Aviation accounted for 11% of all transport emissions, or 2.5% of global CO2 emissions in 2017. Durrant underlined three possible options for the decarbonisation of aviation, with the appropriate solution determined by flight distance.
Biojet fuels, or sustainable aviation fuels (SAF), from sustainably sourced biomass, are expected to play a major role, particularly in long haul flights, says Durrant. Currently, SAF accounts for “well below” 1% of total jet fuel use, most of which is produced using waste oil sources.
New feedstocks are required to transition to higher shares of SAF, says Durrant. The scale of the opportunity is impacted by feedstock availability and cost reduction. Feedstock accessibility is a preeminent issue; however, the IRENA representative believes sufficient biomass feedstocks are available for IRENA’s energy scenarios, though careful energy choices will need to be made.
Durrant identified several new feedstock opportunities including oilseed crops on restored land, unrealised forestry potential from wood residues, and high yield sugar cane. New technology to convert many emerging feedstocks is yet to be proven or certified.
IRENA expects biofuels to dominate aviation decarbonisation efforts. Still, low-cost biodiesel is detracting from its use in aviation. Durrant suggests the biodiesel balance should be shifted in favour of aviation, as road transport has greater decarbonisation options readily available.
Battery-powered aircraft, charged with renewable electricity, may be suitable for shorter range or smaller passenger and freight-carrying planes. Synthetic e-fuels produced from cleanly sourced CO2 and green hydrogen are another potential aviation pathway.

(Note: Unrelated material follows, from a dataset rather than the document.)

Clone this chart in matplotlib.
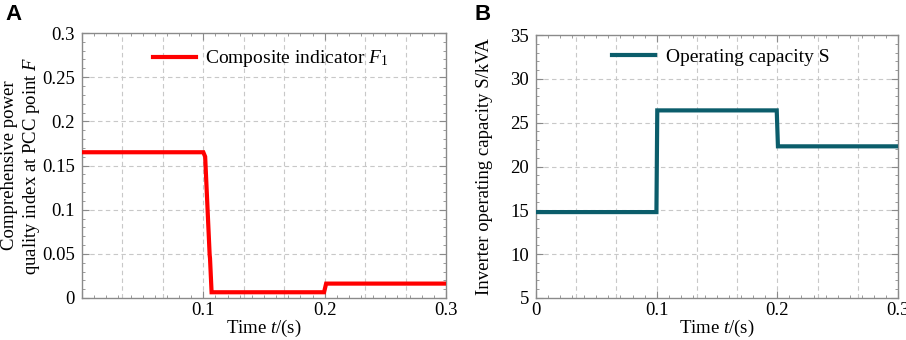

Decarbonisation in the industrial sector will be achieved via the direct use of clean, renewable energy (20%); the direct use of renewable heat and biomass (16%), and the indirect use of clean electricity via synthetic fuels and feedstocks (10%). However, the major driver in the industrial segment is a reduction in demand and improved energy efficiency (28%), alongside CO2 removal measures (26%). However, energy use is not the sole cause of emissions in the industrial sector. Emissions elimination strategies also need to consider the entire production process and full product lifecycle.